Glamorgan Cricket: Ex-captain Jim Allenby says county needs structure change
- Published
Former Glamorgan one-day captain Jim Allenby says the struggling Welsh county needs restructuring.
Glamorgan are experiencing one of their worst seasons with the 2018 campaign finishing this week.
Allenby believes the club need to bring in an outsider to help transform the flagging fortunes.
The 36-year-old also believes the roles of director of cricket and chief executive, currently both held by Hugh Morris, need to be separated.
Glamorgan will finish bottom of the county championship having won one, drawn two and lost 10 of their Division matches including seven successive defeats.
The Welsh county finished bottom of the 50-over tournament and failed to qualify for the T20 Blast knockout stages. The overall 2018 record reads played 35, won nine, lost 23 with three draws or no results.
Morris and head coach Robert Croft will meet with members during the opening day of the final championship game against Leicestershire in Cardiff on 24 September.
The current Glamorgan coaching and management make-up contains all former players including Morris, Croft, Matthew Maynard, Steve Watkin and David Harrison.
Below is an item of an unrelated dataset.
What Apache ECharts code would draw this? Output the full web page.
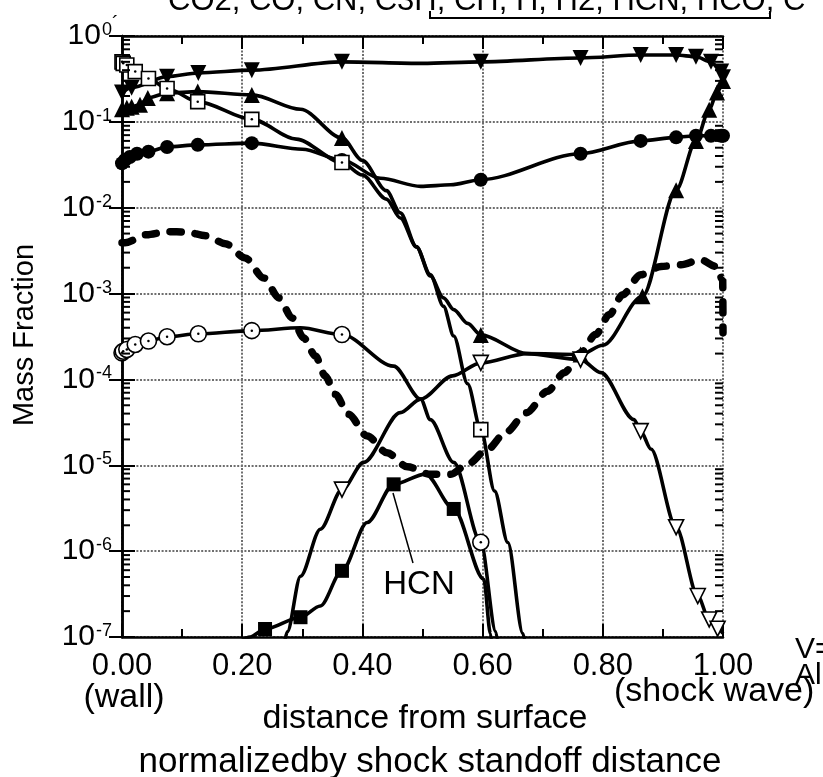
<!DOCTYPE html>
<html><head><meta charset="utf-8">
<script src="https://cdn.jsdelivr.net/npm/echarts@6/dist/echarts.min.js"></script>
<style>html,body{margin:0;padding:0;background:#fff}#c{width:823px;height:777px}</style>
</head><body><div id="c"></div>
<script>
// ---------- tick labels ----------
const xTickLabels = ['0.00', '0.20', '0.40', '0.60', '0.80', '1.00'];
const yTickExponents = ['0', '-1', '-2', '-3', '-4', '-5', '-6', '-7'];

// ---------- series values: [normalized distance, mass fraction] ----------
// filled down-triangles
const dnTriLine = [[0,0.22],[0.016,0.25],[0.075,0.336],[0.127,0.371],[0.216,0.40],[0.366,0.50],[0.50,0.48],[0.597,0.50],[0.763,0.555],[0.863,0.60],[0.922,0.60],[0.955,0.574],[0.98,0.50],[0.997,0.385],[1.0,0.33]];
const dnTriMarks = [[0,0.22],[0.016,0.25],[0.075,0.336],[0.127,0.371],[0.216,0.40],[0.366,0.50],[0.597,0.50],[0.763,0.555],[0.863,0.60],[0.922,0.60],[0.955,0.574],[0.98,0.50],[0.997,0.385],[1.0,0.33]];
// filled up-triangles
const upTriLine = [[0,0.14],[0.008,0.146],[0.016,0.15],[0.03,0.158],[0.043,0.19],[0.075,0.216],[0.126,0.225],[0.216,0.206],[0.297,0.14],[0.366,0.065],[0.40,0.0355],[0.44,0.0158],[0.463,0.0087],[0.49,3.5e-3],[0.513,1.6e-3],[0.535,8.9e-4],[0.552,6.5e-4],[0.575,4.5e-4],[0.597,3.3e-4],[0.674,2.0e-4],[0.763,1.95e-4],[0.80,2.5e-4],[0.866,9.3e-4],[0.922,0.016],[0.955,0.06],[0.977,0.138],[0.99,0.22],[1.0,0.3]];
const upTriMarks = [[0,0.14],[0.008,0.146],[0.016,0.15],[0.03,0.158],[0.043,0.19],[0.075,0.216],[0.126,0.225],[0.216,0.206],[0.366,0.065],[0.597,3.3e-4],[0.763,1.95e-4],[0.866,9.3e-4],[0.922,0.016],[0.955,0.06],[0.977,0.138],[0.99,0.22],[1.0,0.3]];
// open squares
const sqLine = [[0,0.50],[0.002,0.48],[0.008,0.46],[0.022,0.385],[0.044,0.32],[0.075,0.245],[0.126,0.172],[0.216,0.107],[0.29,0.063],[0.366,0.0336],[0.40,0.024],[0.44,0.0126],[0.463,0.0076],[0.49,3.5e-3],[0.513,1.66e-3],[0.535,7.1e-4],[0.552,3.2e-4],[0.575,8.9e-5],[0.597,2.6e-5],[0.62,5.0e-6],[0.642,1.26e-6],[0.667,1.1e-7],[0.68,3e-8]];
const sqMarks = [[0,0.50],[0.002,0.48],[0.008,0.46],[0.022,0.385],[0.044,0.32],[0.075,0.245],[0.126,0.172],[0.216,0.107],[0.366,0.0336],[0.597,2.6e-5]];
// filled circles
const dotLine = [[0,0.033],[0.005,0.036],[0.013,0.039],[0.025,0.0425],[0.044,0.045],[0.075,0.051],[0.126,0.054],[0.216,0.0565],[0.30,0.048],[0.366,0.036],[0.43,0.022],[0.497,0.0177],[0.547,0.0185],[0.597,0.0212],[0.763,0.0425],[0.863,0.060],[0.922,0.066],[0.955,0.069],[0.98,0.069],[0.997,0.069],[1.0,0.069]];
const dotMarks = [[0,0.033],[0.005,0.036],[0.013,0.039],[0.025,0.0425],[0.044,0.045],[0.075,0.051],[0.126,0.054],[0.216,0.0565],[0.366,0.036],[0.597,0.0212],[0.763,0.0425],[0.863,0.060],[0.922,0.066],[0.955,0.069],[0.98,0.069],[0.997,0.069],[1.0,0.069]];
// open circles
const ringLine = [[0,2.04e-4],[0.002,2.13e-4],[0.008,2.23e-4],[0.022,2.55e-4],[0.044,2.8e-4],[0.075,3.14e-4],[0.127,3.4e-4],[0.216,3.7e-4],[0.297,4.0e-4],[0.366,3.33e-4],[0.452,1.43e-4],[0.497,5.9e-5],[0.513,3.4e-5],[0.552,1.08e-5],[0.597,1.27e-6],[0.622,1.15e-7],[0.632,3e-8]];
const ringMarks = [[0,2.04e-4],[0.002,2.13e-4],[0.008,2.23e-4],[0.022,2.55e-4],[0.044,2.8e-4],[0.075,3.14e-4],[0.127,3.4e-4],[0.216,3.7e-4],[0.366,3.33e-4],[0.597,1.27e-6]];
// HCN filled squares
const hcnLine = [[0.18,7e-8],[0.213,1.0e-7],[0.238,1.24e-7],[0.297,1.7e-7],[0.33,2.3e-7],[0.366,5.9e-7],[0.408,2.16e-6],[0.452,6.0e-6],[0.505,7.9e-6],[0.552,3.1e-6],[0.602,4.7e-7],[0.613,1.1e-7],[0.62,4e-8]];
const hcnMarks = [[0.238,1.24e-7],[0.297,1.7e-7],[0.366,5.9e-7],[0.452,6.0e-6],[0.552,3.1e-6]];
// open down-triangles
const openDnLine = [[0.268,7e-8],[0.275,1.15e-7],[0.297,5.1e-7],[0.33,1.8e-6],[0.366,5.2e-6],[0.402,1.08e-5],[0.463,4.1e-5],[0.497,5.9e-5],[0.55,1.1e-4],[0.597,1.56e-4],[0.674,2.0e-4],[0.763,1.7e-4],[0.797,1.2e-4],[0.852,3.4e-5],[0.863,2.5e-5],[0.88,1.55e-5],[0.922,1.9e-6],[0.958,3.0e-7],[0.977,1.6e-7],[0.991,1.25e-7],[1.0,1.1e-7]];
const openDnMarks = [[0.366,5.2e-6],[0.597,1.56e-4],[0.763,1.7e-4],[0.863,2.5e-5],[0.922,1.9e-6],[0.958,3.0e-7],[0.977,1.6e-7],[0.991,1.25e-7]];
// thick dashed curve (no markers)
const dashLine = [[0,3.9e-3],[0.005,3.9e-3],[0.041,4.85e-3],[0.075,5.26e-3],[0.107,5.21e-3],[0.14,4.72e-3],[0.172,3.81e-3],[0.205,2.6e-3],[0.236,1.52e-3],[0.261,8.9e-4],[0.283,5.2e-4],[0.302,3.05e-4],[0.322,1.87e-4],[0.338,1.1e-4],[0.355,6.7e-5],[0.377,3.92e-5],[0.408,2.19e-5],[0.441,1.4e-5],[0.475,9.6e-6],[0.513,7.85e-6],[0.547,7.85e-6],[0.575,1.03e-5],[0.608,1.53e-5],[0.638,2.4e-5],[0.673,4.1e-5],[0.708,7.3e-5],[0.736,1.2e-4],[0.763,2.04e-4],[0.788,3.33e-4],[0.811,5.7e-4],[0.833,9.7e-4],[0.863,1.66e-3],[0.897,2.07e-3],[0.93,2.17e-3],[0.963,2.48e-3],[0.988,2.07e-3],[0.9995,1.46e-3],[1.0,3.5e-4]];

// ---------- rendering ----------
const FONT = '"Liberation Sans", Arial, Helvetica, sans-serif';
const chart = echarts.init(document.getElementById('c'), null, {renderer: 'canvas'});

const gridLine = {show: true, lineStyle: {color: '#6e6e6e', width: 2, type: [2, 1.6]}};
const axisLineStyle = {show: true, lineStyle: {color: '#000', width: 2.5}};

function xAxisCfg(pos, labels) {
  return {
    type: 'value', position: pos, min: 0, max: 1, interval: 0.2,
    axisLine: axisLineStyle,
    axisTick: {show: true, inside: true, length: 13, lineStyle: {color: '#000', width: 2}},
    minorTick: {show: true, splitNumber: 2, length: 8, lineStyle: {color: '#000', width: 2}},
    splitLine: pos === 'bottom' ? gridLine : {show: false},
    axisLabel: labels ? {
      show: true, margin: 14, color: '#000', fontFamily: FONT, fontSize: 31,
      formatter: v => xTickLabels[Math.round(v / 0.2)]
    } : {show: false}
  };
}
function yAxisCfg(pos, labels) {
  return {
    type: 'log', logBase: 10, position: pos, min: 1e-7, max: 1, splitNumber: 10,
    axisLine: axisLineStyle,
    axisTick: {show: true, inside: true, length: 13, lineStyle: {color: '#000', width: 2}},
    minorTick: {show: false},
    splitLine: pos === 'left' ? gridLine : {show: false},
    axisLabel: labels ? {
      show: true, margin: 10, color: '#000', fontFamily: FONT,
      formatter: v => {
        const e = Math.round(-Math.log10(v));
        return '{b|10}{s|' + yTickExponents[e] + '}';
      },
      rich: {
        b: {fontSize: 30, fontFamily: FONT, color: '#000', lineHeight: 30},
        s: {fontSize: 18, fontFamily: FONT, color: '#000', verticalAlign: 'top', lineHeight: 18, padding: [0, 0, 0, 1]}
      }
    } : {show: false}
  };
}

const minorVals = [];
for (let k = -7; k < 0; k++) for (let m = 2; m <= 9; m++) minorVals.push([0, m * Math.pow(10, k)]);

function lineSeries(data, extra) {
  return Object.assign({
    type: 'line', data: data, symbol: 'none', smooth: 0.3, smoothMonotone: 'x',
    lineStyle: {color: '#000', width: 3.6}, z: 3, silent: true, animation: false
  }, extra || {});
}
function markSeries(data, symbol, size, filled, rotate, z) {
  return {
    type: 'scatter', data: data, symbol: symbol, symbolSize: size, symbolRotate: rotate || 0,
    itemStyle: filled ? {color: '#000', opacity: 1} : {color: '#fff', borderColor: '#000', borderWidth: 1.6, opacity: 1},
    z: z, clip: false, silent: true, animation: false
  };
}

const option = {
  animation: false,
  backgroundColor: '#fff',
  grid: {left: 122, right: 100, top: 36, bottom: 140, containLabel: false},
  xAxis: [xAxisCfg('bottom', true), xAxisCfg('top', false)],
  yAxis: [yAxisCfg('left', true), yAxisCfg('right', false)],
  series: [
    lineSeries(dashLine, {lineStyle: {color: '#000', width: 7.5, type: [11, 14], cap: 'round'}}),
    lineSeries(dnTriLine),
    lineSeries(upTriLine),
    lineSeries(sqLine),
    lineSeries(dotLine),
    lineSeries(ringLine),
    lineSeries(hcnLine),
    lineSeries(openDnLine),
    markSeries(upTriMarks, 'triangle', 16, true, 0, 5),
    markSeries(dnTriMarks, 'triangle', 16, true, 180, 5),
    markSeries(dotMarks, 'circle', 14, true, 0, 5),
    markSeries(sqMarks, 'rect', 14, false, 0, 6),
    markSeries(ringMarks, 'circle', 16, false, 0, 6),
    markSeries(hcnMarks, 'rect', 14, true, 0, 6),
    markSeries(openDnMarks, 'triangle', 15, false, 180, 6),
    markSeries(sqMarks.concat(ringMarks), 'circle', 2.5, true, 0, 7),
    {
      type: 'custom', data: minorVals, z: 8, silent: true, clip: false, animation: false,
      renderItem: (params, api) => {
        const y = api.coord([0, api.value(1)])[1];
        const cs = params.coordSys;
        const st = {stroke: '#000', lineWidth: 2};
        return {type: 'group', children: [
          {type: 'line', shape: {x1: cs.x, y1: y, x2: cs.x + 8, y2: y}, style: st},
          {type: 'line', shape: {x1: cs.x + cs.width - 8, y1: y, x2: cs.x + cs.width, y2: y}, style: st}
        ]};
      }
    }
  ],
  graphic: [
    {type: 'text', x: 168, y: 1, style: {text: 'CO2, CO, CN, C3H, CH, H, H2, HCN, HCO, C', font: '31px ' + FONT, fill: '#000', verticalAlign: 'middle'}},
    {type: 'polyline', shape: {points: [[430, 11], [430, 18], [770, 18], [770, 11]]}, style: {stroke: '#000', lineWidth: 2, fill: null}},
    {type: 'text', x: 112, y: 24, style: {text: '´', font: '20px ' + FONT, fill: '#000', verticalAlign: 'middle'}},
    {type: 'text', x: 124, y: 698, style: {text: '(wall)', font: '34px ' + FONT, fill: '#000', align: 'center', verticalAlign: 'middle'}},
    {type: 'text', x: 614, y: 692, style: {text: '(shock wave)', font: '34px ' + FONT, fill: '#000', align: 'left', verticalAlign: 'middle'}},
    {type: 'text', x: 425, y: 719, style: {text: 'distance from surface', font: '34px ' + FONT, fill: '#000', align: 'center', verticalAlign: 'middle'}},
    {type: 'text', x: 430, y: 762, style: {text: 'normalizedby shock standoff distance', font: '35px ' + FONT, fill: '#000', align: 'center', verticalAlign: 'middle'}},
    {type: 'text', x: 25, y: 335, rotation: Math.PI / 2, style: {text: 'Mass Fraction', font: '29px ' + FONT, fill: '#000', align: 'center', verticalAlign: 'middle'}},
    {type: 'text', x: 795, y: 650, style: {text: 'V=', font: '30px ' + FONT, fill: '#000', verticalAlign: 'middle'}},
    {type: 'text', x: 795, y: 676, style: {text: 'Al', font: '30px ' + FONT, fill: '#000', verticalAlign: 'middle'}},
    {type: 'line', shape: {x1: 393, y1: 493, x2: 413, y2: 563}, style: {stroke: '#000', lineWidth: 1.5}},
    {type: 'text', x: 419, y: 585, style: {text: 'HCN', font: '33px ' + FONT, fill: '#000', align: 'center', verticalAlign: 'middle'}}
  ]
};
chart.setOption(option);
</script>
</body></html>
Allenby says there needs to be change.
"You need to have a mixture of people who have been involved with the club for a long time and are passionate and an outsider able to take some emotion out of decisions," said Allenby.
"I am not sitting here calling for sackings. But someone from outside the current set-up needs to go in and help promote new ideas, challenge and question people.
"Everyone coaching there now are good people but every club needs someone from the outside involved in some sort of leadership role.
"If you look at the successful county teams, they have that mixture of local and imported knowledge."
Glamorgan can cite mitigating factors for this poor season like injuries to senior internationals Shaun Marsh and Marchant de Lange.
The county have adopted a championship policy of playing young home grown players which has contributed to some humiliating innings defeats.
"The club has made a strategic decision," said Allenby.
"Championship cricket is about blooding local younger players while the target was competing in white ball cricket for a trophy.
"It has not gone to plan. I spoke to Hugh and Robert at the end of last season about the possibility of helping out and they outlined those plans pretty clearly to me.
"Playing young players all together is a noble cause and a good strategy to have in the right circumstances.
"But you don't want to teach young players how to get used to losing cricket games. Seasons like the team has had can affect young players in a negative way, long-term.
"It can be hard to learn on the job. It can knock a young players development back rather than accelerate it forward."
This is Croft's third season in charge with pressure falling on the future of the former England spinner.
"Seasons like this are going to put pressure on all the coaches but also everyone at the club," said Allenby.
"Crofty has a tough job because he is following a club policy to promote youth.
"To put it all on him and say his position in jeopardy would be unfair. He is a knowledgeable guy and passionate about the club."
Allenby believes Glamorgan's director of cricket and chief executive Morris must separate his two positions.
"Just the role of director of cricket is a lot for one person," said Allenby.
"To combine that with a head coach or chief executive is a huge ask.
"Hugh has done a great job financially with the business and off-field side of things.
"He has helped get the club out of huge amounts of debt and immediate danger to now what seems to be a relative successful financial sound club and an international host.
"It is a huge challenge for one person to combine a chief executive job with also trying to run day-to-day cricket matters.
"Especially in a club like Glamorgan, which needs a lot of input into both of the roles. Ideally, there should be one chief executive, one director of cricket and head coach.
"The successful county teams all have a similar format. It is not a complicated model and you are not reinventing the wheel."
Allenby spent five full seasons with Glamorgan before leaving in 2014 for Somerset, a county he finished playing with in 2017.
He hopes Glamorgan's current plight does not affect support.
"Everyone is hurting now but the advantage you have is almost all Welsh people will continue to support Glamorgan," said Allenby.
"It gets to a point where you need to rely a bit more than on just patriotic support.
"A few fans seemed to be getting turned off and the innings defeats are tough to take.
"You need to be giving them success and something decent to watch."